はやく上手に話せるようになりたいなとやるせ無さを噛み締めたとき、ちょうど店員さんがコーヒーを運んできてくれた。花粉症のフリをしてティッシュを出し、そそくさと鼻をかんだり涙をふいたりした。
コーヒーはいつもの彦星ブレンドだけど、一口飲んだら何だかいつもより苦かった。これくらいの苦さが今の私は合っているなと染み渡り、心がほっとした。コーヒーの匂いに救われることはあったが苦みにも救われる日が来るとは。
その間もずっとスピッツが流れていた。スピッツの歌詞はきらきらしていて凄い。春なので気をとりなおして『グリーン』を聴いた。「ときめきに溺れそう」なんて今の自分には程遠く眩しすぎるけど、きらきらした言葉を浴びると元気になる。(ハライチのラストM-1直後のラジオを思い出してさらに泣いた)

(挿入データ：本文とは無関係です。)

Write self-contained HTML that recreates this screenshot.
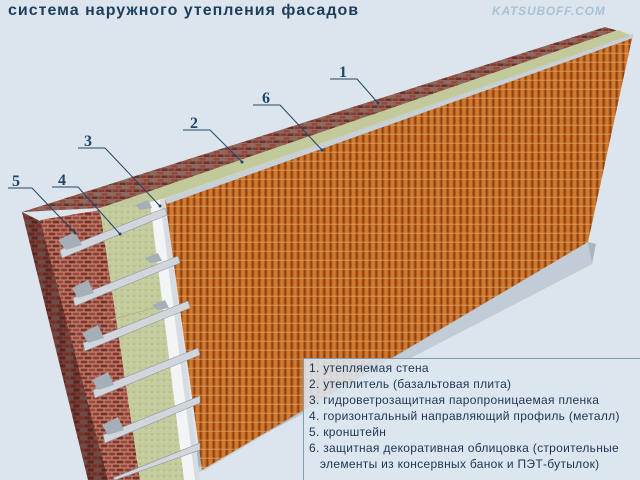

コーヒーといえば、彼は「コーヒーはほぼビールだよね」が通じる人だった。彼の口からその言葉を聞いたとき「分かる!」と言った私の表情は異常にきらきらしていたことだろう。そんな些細なことを分かり合えれば合えるほど、やっぱり彼しかいないと思っていた。
しかしこのあいだ友達にポロリとコーヒーはほぼビール話をしたら、速攻で「分かる分かる!!!」と共感してくれ、意外と周りに分かってくれる人がいることを知った。そう、意外といるのだ。そして拙い言葉でも、伝わるものなのだ。
日曜夜の人通りが少ない下北沢からの帰り道、スッと心に爽やかな風が吹いた。私のSpotifyからは、この日もスピッツ。“”あのきらきらの方へのぼって“”いく日を夢見ながら『正夢』を再生した。